Tuesday, November 08, 2005

poety ne maiut' stati.

I was reading a sort of silly little article in the kitchen sink magazine which was speculating which musician's lyrics particular poets might want to inscribe on their jeans. it was all catalysed, you see, by the fact that Bono of U2 has a clothing line, now, & there are lines by Rilke on the inside of the pocket in the jeans. Which is rather pretentious, I think... but the article amused me in that it decided Walt Whitman might like Rufus Wainwright's words in/on his pants, & I agree with that.

So then I was thinking that if I had to put lyrics in my pocket, I would probably inscribe Ani Di Franco. Likely some phrases from Joyful Girl (I do it for the joy it brings / because I am a joyful girl / the world owes me nothing / we owe eachother the world) or Welcome to: (At least you don't have to play along...)

& as for a poem in my pocket, I think the most powerful & the most apt to have scrawled on the inseam or along the waistband would be Halya Kruk's poety ne maiut' stati.

This is one of my most favourite poems; I have it memorized in Ukrainian. 'Poets have no gender' has so many luscious & powerful phrases, like hermafrodyty samotnosti ('hermaphrodites of solitude') and the most delicious of all, linyvu levytsiu u zalamanij trajektoriji pol'otu... ('lazy lioness in the broken trajectory of flight' is a nice translation, but doesn't quite have the same fluidity...)

& perhaps most importantly, it speaks to the way I am increasingly feeling... a girl-shaped person who is feeling more & more asexual in that she is a Person who is more of a medium for idea & spirit & creation than physical body attracted to other physical bodies, which of course are all playing roles, even as they try to shake them off ('the hula-hoops of bodily identification'). & I relate to the paradox of this poem -- as Kruk is trying to write as a Person, she is undeniably a woman, challenging her own experience. Even as we try to transcend gender, it follows us. I believe our identities are fluid, not fixed, but we can't shed these structures completely. We will always have our past & our memory of what we were, & how the outside gaze sees us.

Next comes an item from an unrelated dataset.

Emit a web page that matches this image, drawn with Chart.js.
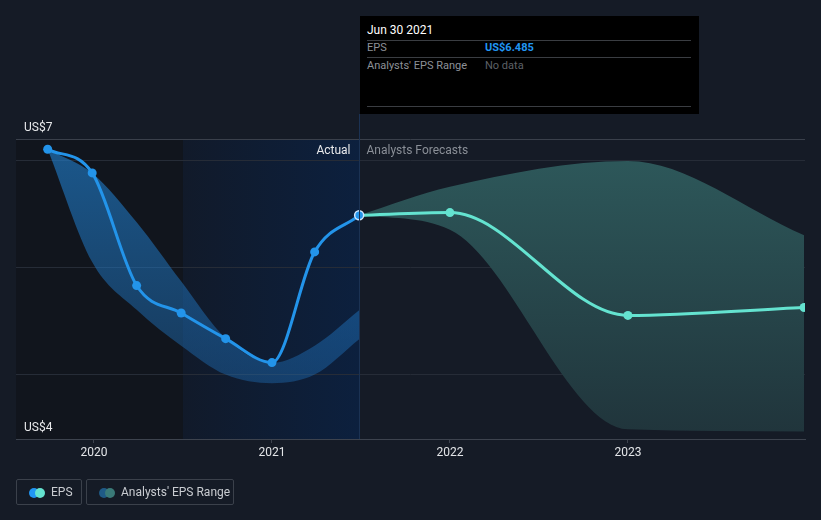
<!DOCTYPE html>
<html>
<head>
<meta charset="utf-8">
<script src="https://cdn.jsdelivr.net/npm/chart.js@4/dist/chart.umd.min.js"></script>
<style>
  html, body { margin:0; padding:0; background:#151b26; }
  body { width:821px; height:520px; position:relative; overflow:hidden; font-family: Roboto, "Noto Sans", sans-serif; }
  #wrap { position:absolute; left:0; top:0; width:821px; height:520px; }
  #tip { position:absolute; left:360px; top:16px; width:339px; height:98px; background:#000; }
  #tip .row { position:absolute; left:7px; width:324px; font-size:11px; }
  #tip .ln { position:absolute; left:7px; width:324px; height:1px; background:#3a3d42; }
  .leg { position:absolute; top:479px; height:26px; border:1px solid #3b414b; border-radius:2px; box-sizing:border-box; color:#c9ccd1; font-size:12px; line-height:25px; }
  .dot { position:absolute; top:8px; width:10px; height:10px; border-radius:50%; }
</style>
</head>
<body>
<div id="wrap"><canvas id="c" width="821" height="520"></canvas></div>
<div id="tip">
  <div class="row" style="top:7px;color:#fff;font-size:12px;">Jun 30 2021</div>
  <div class="ln" style="top:24px;"></div>
  <div class="row" style="top:25px;color:#8d9198;">EPS<span style="position:absolute;left:118px;color:#2196f3;font-weight:bold;">US$6.485</span></div>
  <div class="ln" style="top:41px;"></div>
  <div class="row" style="top:43px;color:#8d9198;">Analysts' EPS Range<span style="position:absolute;left:118px;color:#5d6067;">No data</span></div>
  <div class="ln" style="top:90px;"></div>
</div>
<div class="leg" style="left:16px;width:66px;">
  <span class="dot" style="left:12px;background:#2196f3;"></span>
  <span class="dot" style="left:18px;background:#64e3d0;"></span>
  <span style="position:absolute;left:34px;">EPS</span>
</div>
<div class="leg" style="left:86px;width:148px;">
  <span class="dot" style="left:12px;background:#1f5a86;"></span>
  <span class="dot" style="left:18px;background:#3a7a78;"></span>
  <span style="position:absolute;left:34px;">Analysts' EPS Range</span>
</div>
<script>
// ---- data ----
const actualDates = [2019.74, 2019.99, 2020.24, 2020.49, 2020.74, 2021.0, 2021.24, 2021.49];
const actualEps   = [7.10, 6.88, 5.83, 5.574, 5.335, 5.112, 6.144, 6.485];

const pastRangeDates = [2019.74, 2019.99, 2020.24, 2020.49, 2020.74, 2021.0, 2021.24, 2021.49];
const pastRangeHigh  = [7.10, 6.876, 6.42, 5.87, 5.34, 5.11, 5.27, 5.60];
const pastRangeLow   = [7.10, 6.05, 5.605, 5.27, 5.00, 4.92, 5.00, 5.33];

const forecastDates = [2021.49, 2022.0, 2023.0, 2023.99];
const forecastEps   = [6.485, 6.51, 5.552, 5.626];
const forecastHigh  = [6.485, 6.75, 6.99, 6.30];
const forecastLow   = [6.485, 6.35, 4.49, 4.47];

const xTickYears = [2020, 2021, 2022, 2023];
const yGridValues = [5, 6, 7];
const yTopLabel = "US$7";
const yBottomLabel = "US$4";
const actualStart = 2020.5;   // highlighted region start
const todayDate = 2021.49;    // divider between actual and forecast

const pts = (xs, ys) => xs.map((x, i) => ({x, y: ys[i]}));

const bgPlugin = {
  id: 'bg',
  beforeDraw(chart) {
    const {ctx, chartArea: a, scales: {x}} = chart;
    ctx.save();
    const xs = x.getPixelForValue(actualStart);
    const xt = x.getPixelForValue(todayDate);
    ctx.fillStyle = '#11151d';
    ctx.fillRect(a.left, a.top, xs - a.left, a.bottom - a.top);
    const g = ctx.createLinearGradient(xs, 0, xt, 0);
    g.addColorStop(0, '#111a2a');
    g.addColorStop(1, '#0c203e');
    ctx.fillStyle = g;
    ctx.fillRect(xs, a.top, xt - xs, a.bottom - a.top);
    ctx.restore();
  },
  afterDraw(chart) {
    const {ctx, chartArea: a, scales: {x}} = chart;
    ctx.save();
    ctx.strokeStyle = '#3a404b';
    ctx.lineWidth = 1;
    ctx.beginPath(); ctx.moveTo(a.left, a.top + 0.5); ctx.lineTo(a.right, a.top + 0.5); ctx.stroke();
    const xt = Math.round(x.getPixelForValue(todayDate)) + 0.5;
    ctx.strokeStyle = '#1b3253';
    ctx.beginPath(); ctx.moveTo(xt, 114); ctx.lineTo(xt, a.bottom); ctx.stroke();
    ctx.font = '12px Roboto, sans-serif';
    ctx.textBaseline = 'middle';
    ctx.fillStyle = '#e8e9eb';
    ctx.textAlign = 'left';
    ctx.fillText(yTopLabel, 24, a.top - 11);
    ctx.fillText(yBottomLabel, 24, a.bottom - 11);
    ctx.textAlign = 'right';
    ctx.fillText('Actual', xt - 9, a.top + 12);
    ctx.textAlign = 'left';
    ctx.fillStyle = '#8a8f97';
    ctx.fillText('Analysts Forecasts', xt + 7, a.top + 12);
    ctx.restore();
  }
};

const ctx = document.getElementById('c').getContext('2d');

function vGrad(c1, c2) {
  return (context) => {
    const chart = context.chart;
    const a = chart.chartArea;
    if (!a) return c1;
    const g = chart.ctx.createLinearGradient(0, a.top, 0, a.bottom);
    g.addColorStop(0, c1);
    g.addColorStop(1, c2);
    return g;
  };
}

new Chart(ctx, {
  type: 'line',
  data: {
    datasets: [
      { data: pts(pastRangeDates, pastRangeHigh), borderWidth: 0, pointRadius: 0, fill: '+1',
        backgroundColor: vGrad('rgba(33,130,210,0.62)', 'rgba(33,120,200,0.30)'), cubicInterpolationMode: 'monotone', order: 5 },
      { data: pts(pastRangeDates, pastRangeLow), borderWidth: 0, pointRadius: 0, fill: false, cubicInterpolationMode: 'monotone', order: 5 },
      { data: pts(forecastDates, forecastHigh), borderWidth: 0, pointRadius: 0, fill: '+1',
        backgroundColor: vGrad('#2e5a5c', '#20343b'), cubicInterpolationMode: 'monotone', order: 4 },
      { data: pts(forecastDates, forecastLow), borderWidth: 0, pointRadius: 0, fill: false, cubicInterpolationMode: 'monotone', order: 4 },
      { data: pts(forecastDates, forecastEps), borderColor: '#64e3d0', backgroundColor: '#64e3d0', borderWidth: 3,
        pointRadius: [0, 4.5, 4.5, 4.5], pointBorderWidth: 0, fill: false, cubicInterpolationMode: 'monotone', order: 1 },
      { data: pts(actualDates, actualEps), borderColor: '#2394ea', backgroundColor: '#2394ea', borderWidth: 3,
        pointRadius: 4.5, pointBorderWidth: [0,0,0,0,0,0,0,1.5], pointBorderColor: '#cfe6ff',
        fill: false, cubicInterpolationMode: 'monotone', order: 0 }
    ]
  },
  options: {
    responsive: false,
    animation: false,
    events: [],
    layout: { padding: { left: 16, right: 16, top: 139, bottom: 51 } },
    plugins: { legend: { display: false }, tooltip: { enabled: false } },
    scales: {
      x: {
        type: 'linear', min: 2019.562, max: 2023.995,
        afterBuildTicks: (s) => { s.ticks = xTickYears.map(v => ({ value: v })); },
        afterFit: (s) => { s.height = 30; },
        ticks: { color: '#e3e5e8', font: { size: 12, family: 'Roboto' }, padding: 3, maxRotation: 0, callback: (v) => String(v) },
        grid: { drawOnChartArea: false, drawTicks: true, tickLength: 4, color: '#3d434e' },
        border: { display: true, color: '#3d434e', width: 1 }
      },
      y: {
        min: 4.40, max: 7.196,
        afterBuildTicks: (s) => { s.ticks = yGridValues.map(v => ({ value: v })); },
        afterFit: (s) => { s.width = 0; },
        ticks: { display: false },
        grid: { color: '#262c37', drawTicks: false, lineWidth: 1 },
        border: { display: false }
      }
    }
  },
  plugins: [bgPlugin]
});
</script>
</body>
</html>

Hemingway in the poem is trapped by his uber-masculinity, he can't transcend it. The other half of the binary (the female lioness) destroys him. But really, he wanted that. He was caught in that hunt, that power struggle, & maybe he wanted that. Obviously lot of people find that tension romantic. But Kruk suggests that we can transcend the binaries of gender, & become clearer. Our voices will clarify, if we can stop 'shouting from between the legs'. The poet, the poetic voice is beyond that. & that clarity is what I aspire to.

My writing is shaped by my experiences as (idenitfying as) a girl-shaped person in this society, they always will be. I want to speak of that experience. But I strongly recognize in myself the poetic genderlessness of the spirit my words filter through.

This is my own translation of Kruk's poem. There is another version too, that you can read (alongside the Ukrainian original), by Olena Jennings, here: http://ukraine.poetryinternational.org/ They're very similar. The last stanza is what I would put on my jeans...

poets have no gender – halyna kruk (2004)

poets have no gender
only faint words embossed upon the flesh
like secondary sex characteristics,
a many-yeared growth of impressions
that never seem fully expressed –
shave it off, or leave it for its charm?

bearded Hemingway hunts down his death –
a lazy lioness in the broken trajectory of flight
she pounces on him swift and heavy,
like a tropical downpour after a long drought,
how many years has he waited for her,
thirsting, hidden,
feeding mosquitoes of routine with his own blood?!

after all, who must wait for whom
in this unwritten codex of existence,
who is hunting whom?

poets have no gender
hermaphrodites of solitude
incomprehensibly desiring the other Other,
giving torturous birth only to themselves,
which is repeated
the repetition of a repetition

the repetition of a repetition –
how can one escape from the hula-hoops of bodily significance?

reconciling these differences within the self
smoothing the genitalia –
all with go smoothly, Hemingway,
without any snags;
the last boundaries of self-identification are crossed,
Gordian knots of mutual obligation are hewn,
Sisyphus’s stone of life is pushed from the summit –

genius has no gender
only a throat raw from shouting
between the legs

2 comments:

Anonymous said...

"Amid the rhetoric, the logic of the senses, the paradoxes, and the sensation of becoming, we advance through our intention of forms. Sometimes, in the middle of the night, we might wake to re-read a passage, to see again the women we desire. As we read it over, in our breast is an indescribable sensation which keeps us awake until dawn. At dawn, our spirit is extravagant; it wanders freely in forbidden zones and we have no choice but to explore them. I've heard that some women write at dawn, when they are in this state. I've heard that sometimes they burst into tears."

- Nicole Brossard, from "The Aerial Letter," translated by Marlene Wildeman

jenanne said...

thank you, dear fjodor. that is a delicious passage.